O dissenso e a conversa sensível ao poder na produção de nossas teorias

Sandra Azerêdo*

Este texto é uma tentativa de contribuir para o debate iniciado na edição 1.632 deste BOLETIM (3.11.2008) pelas professoras Maria Cristina de Gouvêa e Nilma Lino Gomes a respeito da participação de Charles Murray em seminário organizado pelo Laboratório de Diferenças Individuais, do Departamento de Psicologia. A afirmação racista de Murray às revistas Isto É e Época, segundo a qual “a miscigenação racial brasileira seria responsável por um suposto déficit intelectual da população”, fez as professoras questionarem a razão que levou a UFMG a convidar esse pesquisador, que, segundo elas, é “um autor desacreditado no campo acadêmico, que não goza de autoridade científica”, cujo trabalho é fruto de “investigações obscuras” produzidas em “institutos sem respeitabilidade acadêmica”, financiados por grupos conservadores. As autoras se preocupam mesmo que “suas teorias pseudocientíficas” e suas posições racistas divulgadas na imprensa tenham sido associadas à UFMG.

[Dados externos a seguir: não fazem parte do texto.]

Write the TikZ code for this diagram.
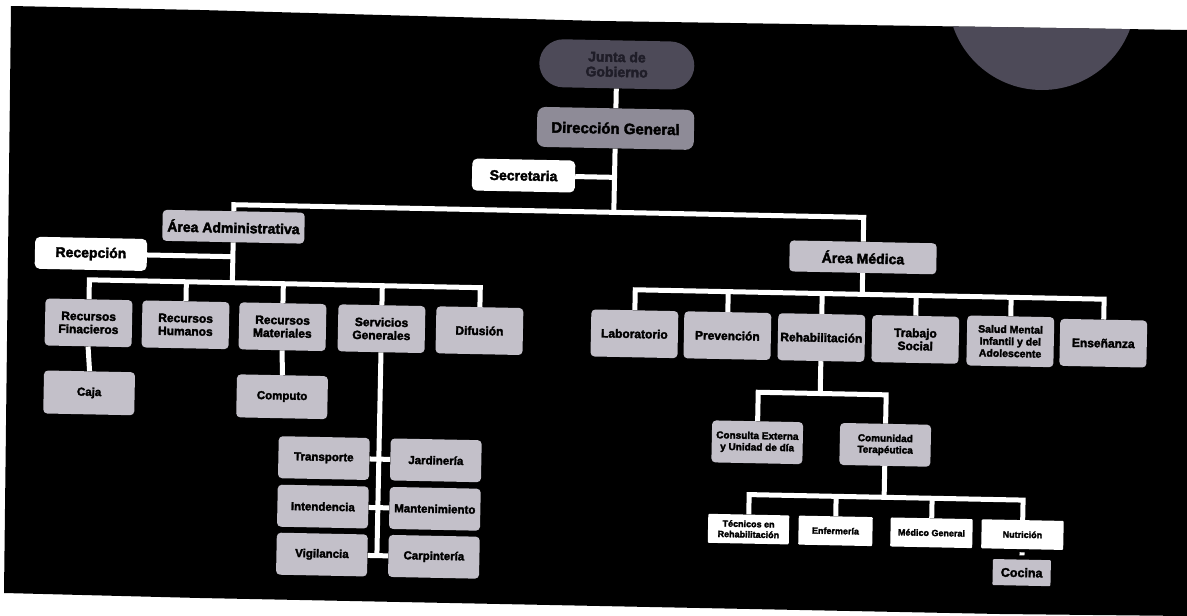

A afirmação de Murray vem de uma tradição de pesquisa que procurou estabelecer uma correlação entre raça e cognição no contexto histórico do colonialismo, no qual se buscava cultivar “o aprimoramento da raça”, como se raça, assim como sexo, fossem dados materiais evidentes nos corpos, e não marcas produzidas e materializadas por práticas discursivas que atuam reiteradamente no sentido de manter relações de dominação. Considero que o grande problema do trabalho de Murray seja justamente não levar em conta esse contexto de produção e manutenção de uma realidade de desigualdade e ver essa correlação como “um indiscutível fato empírico”, como afirmou em sua entrevista a Isto É (15/10/08), na qual também declarou seu ódio às cotas.

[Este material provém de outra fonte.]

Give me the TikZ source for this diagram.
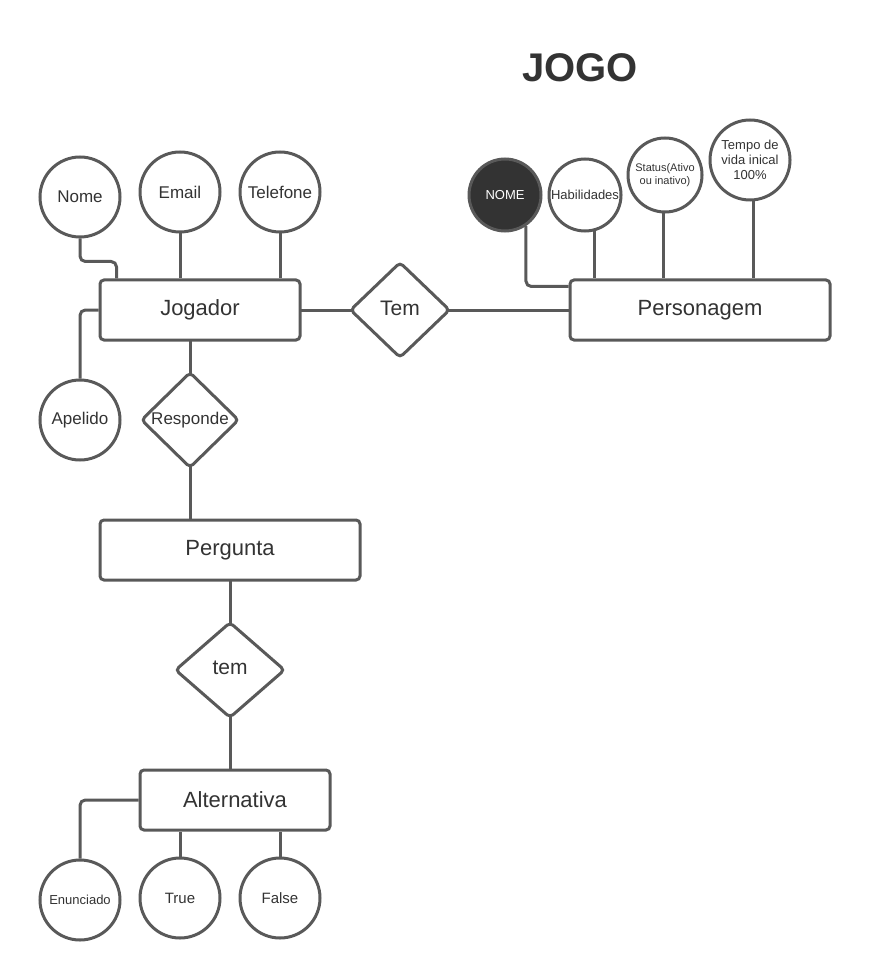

Essa perspectiva de ciência empírica, neutra e “objetiva”, que “descobre” fatos indiscutíveis, está presente inclusive na UFMG e, certamente, nas “instituições acadêmicas respeitadas” dos Estados Unidos, tais como Harvard. Foi um reitor desta universidade que disse, recentemente, que as mulheres são menos aptas para ciências exatas por alguma característica intrínseca. É verdade que ele acabou perdendo seu cargo graças a uma reação política à sua fala na própria universidade, mas não creio que o argumento contra ele tenha sido feito no sentido de opor o “caráter não-científico” ou “pseudocientífico” de sua fala a uma ciência que não é “pseudo”, que não “se transformou” em ideologia.

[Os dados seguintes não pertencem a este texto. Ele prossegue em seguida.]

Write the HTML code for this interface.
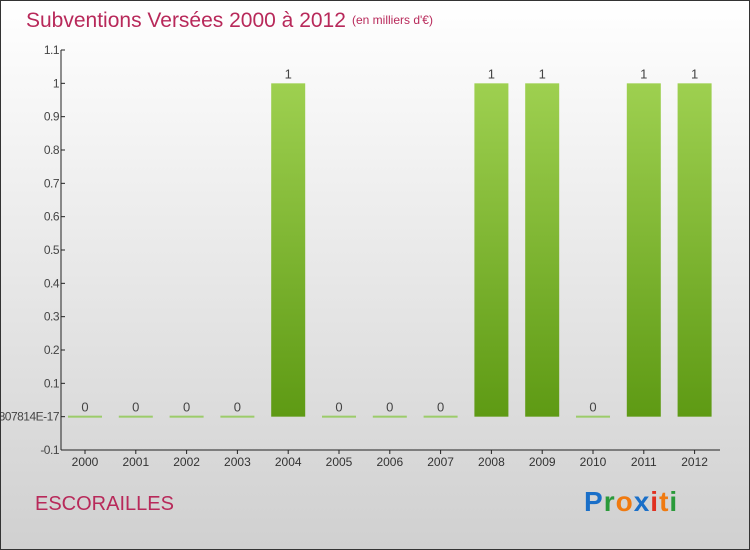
<!DOCTYPE html>
<html><head><meta charset="utf-8"><style>
body{margin:0;}
#wrap{position:relative;width:748px;height:548px;border:1px solid #333;background:linear-gradient(#ffffff,#d0d0d0);font-family:"Liberation Sans",sans-serif;overflow:hidden}
.t{position:absolute;white-space:nowrap}
</style></head><body>
<div id="wrap">
<div class="t" style="left:25px;top:8px;font-size:21px;color:#b8295a">Subventions Versées 2000 à 2012</div>
<div class="t" style="left:351px;top:12px;font-size:12px;color:#b8295a">(en milliers d'€)</div>
<div class="t" style="left:34px;top:492px;font-size:20px;color:#b8295a">ESCORAILLES</div>
<div class="t" style="left:583px;top:485px;font-size:28px;font-weight:bold;letter-spacing:1px"><span style="color:#1a6fc8">P</span><span style="color:#2a9a3a">r</span><span style="color:#f07a10">o</span><span style="color:#1a6fc8">x</span><span style="color:#e03020">i</span><span style="color:#f07a10">t</span><span style="color:#2a9a3a">i</span></div>
<svg id="chart" width="750" height="550" style="position:absolute;left:-1px;top:-1px">
<defs><linearGradient id="g" x1="0" y1="0" x2="0" y2="1"><stop offset="0" stop-color="#9ed050"/><stop offset="1" stop-color="#5e9a14"/></linearGradient></defs>
</svg>
</div>
<script>
const categories=["2000","2001","2002","2003","2004","2005","2006","2007","2008","2009","2010","2011","2012"];
const values=[0,0,0,0,1,0,0,0,1,1,0,1,1];
const tickValues=[-0.1,0,0.1,0.2,0.3,0.4,0.5,0.6,0.7,0.8,0.9,1,1.1];
const tickLabels=["-0.1","-1.3877787807814E-17","0.1","0.2","0.3","0.4","0.5","0.6","0.7","0.8","0.9","1","1.1"];
const svg=document.getElementById('chart');const NS="http://www.w3.org/2000/svg";
const x0=61,yTop=50,yBot=450,vMin=-0.1,vMax=1.1;
const y=v=>yBot-(v-vMin)/(vMax-vMin)*(yBot-yTop);
const step=50.8,xc=i=>85+i*step,bw=34;
function mk(t,a){const e=document.createElementNS(NS,t);for(const k in a)e.setAttribute(k,a[k]);svg.appendChild(e);return e;}
let ax=mk('line',{x1:x0,y1:yTop,x2:x0,y2:yBot,stroke:'#222'});


let bx=mk('line',{x1:x0,y1:yBot,x2:720,y2:yBot,stroke:'#222'});


tickValues.forEach((v,i)=>{const yy=y(v);
mk('line',{x1:x0,y1:yy,x2:x0+4,y2:yy,stroke:'#222'});
const t=mk('text',{x:x0-2,y:yy+4,'font-size':12,fill:'#444','text-anchor':'end','letter-spacing':'-0.5'});t.textContent=tickLabels[i];

});
categories.forEach((c,i)=>{const cx=xc(i);
mk('line',{x1:cx,y1:yBot,x2:cx,y2:yBot+4,stroke:'#222'});
const t=mk('text',{x:cx,y:466,'font-size':12,fill:'#333','text-anchor':'middle'});t.textContent=c;


const v=values[i];let b;
if(v===0){b=mk('rect',{x:cx-bw/2,y:y(0)-1,width:bw,height:2,fill:'#9ccc6a'});}
else{b=mk('rect',{x:cx-bw/2,y:y(v),width:bw,height:y(0)-y(v),fill:'url(#g)'});}


const l=mk('text',{x:cx,y:(v===0?y(0):y(v))-5,'font-size':13,fill:'#444','text-anchor':'middle'});l.textContent=v;

});
</script>
</body></html>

Considero que o apelo à autoridade da academia para impedir a fala de quem se opõe ao nosso posicionamento apenas reforça seu suspeito lugar de templo do saber científico “objetivo” e incorpóreo, que transcende os outros saberes, tendo, além disso, o poder de lhes conferir ou não respeitabilidade

Michel Foucault critica o conceito de ideologia justamente por ele possibilitar essa divisão entre uma ciência que produz alguma coisa que seria a verdade e uma “pseudociência” que produz outra coisa que não seria verdade. Para ele, o que interessa é “ver historicamente como se produzem efeitos de verdade no interior de discursos que não são em si nem verdadeiros nem falsos”. Como ele diz, “a verdade não existe fora do poder ou sem poder”.

Nesta mesma linha de argumentação, Bruno Latour vai mostrar, em sua pesquisa no laboratório de física da Universidade da Califórnia, como a produção de um fato científico se dá através de relações de poder. E Donna Haraway define objetividade como um conjunto de saberes localizados, pelos quais o/a pesquisador/a se responsabiliza, não os atribuindo a “fatos indiscutíveis”. Ela propõe a corporificação da objetividade e considera que “a política e a ética são a base das lutas a respeito de projetos de conhecimento nas ciências”. Nossa perspectiva é sempre parcial, por isso é preciso discutir, sim. É preciso uma “conversa sensível ao poder” a partir de um posicionamento crítico num espaço social de produção de conhecimento.

Partindo dessa perspectiva, considero que o apelo à autoridade da academia para impedir a fala de quem se opõe ao nosso posicionamento apenas reforça seu suspeito lugar de templo do saber científico “objetivo” e incorpóreo, que transcende os outros saberes, tendo, além disso, o poder de lhes conferir ou não respeitabilidade. E o que é mais perigoso: tem poder de lhes barrar a entrada. Acho importante ter em mente o caráter político e ético – e não puramente epistemológico – da produção de conhecimento e lembrar, conforme Jacques Rancière, que a racionalidade característica da política é o dissenso e não o consenso, como comumente se pensa.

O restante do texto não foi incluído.